#11 – I’ve a feeling we’re not in Kansas anymore

Why: gay literature exists and it can be legitimate.

Michelle was the one black person in my sixth grade class. She and I were the two top rapacious readers.  Often we read the same things or similar stuff. One day I saw her reading something with African-Americans on the cover; it looked to be about the south after The Civil War. I asked her why she was reading it. “Because it’s about me” she replied. I thought this odd as it was about folks and times a hundred years ago; how could it be about her? Later I connected the dots and knew what she meant. Later too I learned there was literature for all sorts of folks and nationalities – except me.  There was no reads about my sort. I was about six years old when I realized I was light in the loafers (I was an early bloomer) and there were no books in the school libraries to read on the topic. This supported my dreadful assumption I was the only one in the world ‘that way’.*  Everyone else had books about them but not for queer-types. Even if there were others like myself they certainly wouldn’t be allowed to write books about it would they?

I forget when I first found and read a gay dime-novel. It was full of stereotypes having continuous shenanigans of the most graphic sort, which was the point of the read. It titillated and it sort-of assured me there were ‘books about me” but “Get thee behind me” was rubbish – worse, it was poorly written.

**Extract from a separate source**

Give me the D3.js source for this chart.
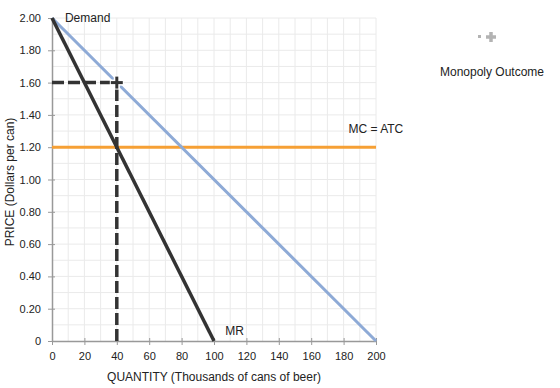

Mr. Mordden’s book is memorable as the first book I remember reading which was well written and about folks like myself. I didn’t identify with the setting (NYC gays in the 70s) and I had never heard of Fire Island but that was not the point.  It was comforting to read I was not alone and some of us were writers and quite good too. Later in life I befriend a few gay authors many of them well over four feet. One of them even writes murder mysteries. Fascinating! The detectives [who are gay] go about solving the who-done-its as if they were just plain folks and the gay part is hardly mentioned.**

I read Mr. Morrden’s books and then went on to read of the “Tales from the City”*** series. Since then I’ve not been one to actively seek out ‘gay literature’  – unless the writing and story is good.  Gay literature has become mainstream, just another variety in the many types of reading  I hope this is true for myself as well.

 

 

 

*Happily when I got to junior high school I found some others like myself and I was off and running as it were.

**At the end of all his novels the detectives always give each other a hug and a kiss. It’s rather sweet.

***Most of them anyway. I don’t quite remember why I didn’t continue with them. Perhaps I didn’t find them that spell-binding. I later met Mr. Maupin. He was a nice fellow, well over four feet.